Munich’s Troubled Haus der Kunst Names Andrea Lissoni, Formerly of Tate Modern, as Its New Artistic Director

Lissoni fills the longstanding gap left by the museum's former director, the late Okwui Enwezor.

22 October 2019, Bavaria, Munich: Andrea Lissoni is introduced as the new director of the Haus der Kunst at a press conference. The position has been vacant since the departure of long-time director Okwui Enwezor in the summer of 2018. A finding commission was tasked with finding a successor. The position is to be filled from April 2020. Photo: Peter Kneffel/dpa (Photo by Peter Kneffel/picture alliance via Getty Images)
Andrea Lissoni is introduced as the new director of the Haus der Kunst at a press conference in Munich. Photo by Peter Kneffel/picture alliance via Getty Images.

The Haus der Kunst in Munich has appointed curator Andrea Lissoni to be its new artistic director, filling a position that has been vacant for more than a year since Lissoni’s predecessor, the late Okwui Enwezor, stepped down in 2018.

For the past five years, Lissoni has been a senior curator at Tate Modern where he specialized in film and international contemporary art.

Haus der Kunst, which does not have a permanent collection and relies on traveling shows, has been beset by financial woes that have led to the cancellation of two major exhibitions—by Joan Jonas and Adrian Piper—in the past year. In an odd twist, Lissoni was the curator of the acclaimed Jonas show at the Tate that was set to travel to Haus der Kunst.

Bernd Sibler, the art minister in the state of Bavaria who is also chairman of the supervisory board of the Haus der Kunst, announced the appointment at a press conference today. Sibler praised Lissoni as a leader who could withstand the challenges faced by the Munich museum and balance its international programming with the local community.

Haus der Kunst, Munich. Courtesy Haus der Kunst.

Haus der Kunst, Munich. Courtesy of Haus der Kunst.

“The vision that I am developing for the Haus der Kunst is based on a central force: to share the significance of contemporary art and culture in an interdisciplinary way and in an open, original, visionary, inviting, and optimistic way,” Lissoni said at the press conference. He added that he hopes the institution “can continue to assert itself as a true home of the arts, with art for me being the indispensable, passionate, and driving force of change”.
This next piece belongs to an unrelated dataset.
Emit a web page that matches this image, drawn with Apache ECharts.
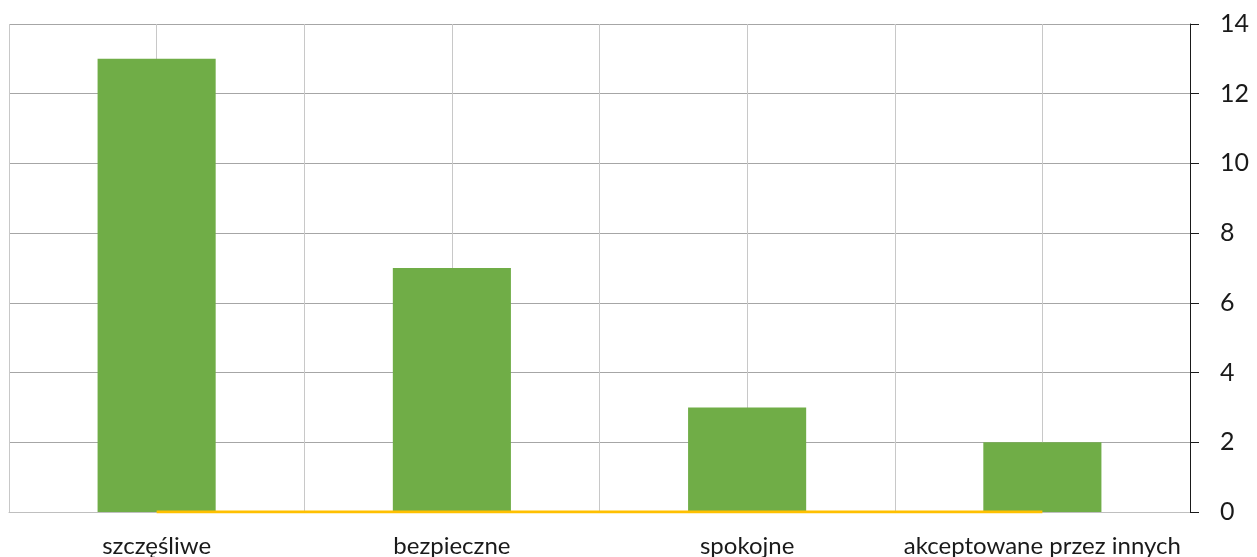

Lissoni, who was born in Milan and is fluent in German, takes up the new position on April 1. Prior to his work at Tate, he led the Hangar Bicocca in Milan and co-founded the social network Xing. He holds a degree from the University of Pavia and a PhD from the University of Udine.

He is “particularly well-versed in the international scene of interdisciplinary artistic creation,” said a joint statement from Ingvild Goetz, Achim Hochdörfer, and Bice Curiger, who served on the selection committee. “This aspect seems important when it comes to looking to the future, attracting new young audiences, and taking up the challenge of contemporary cultural change.”

Among the numerous challenges Lissoni will inherit is a planned renovation by British architect David Chipperfield, which is supposed to begin next year. The renovation is aimed at creating space for film, performance, and musical events.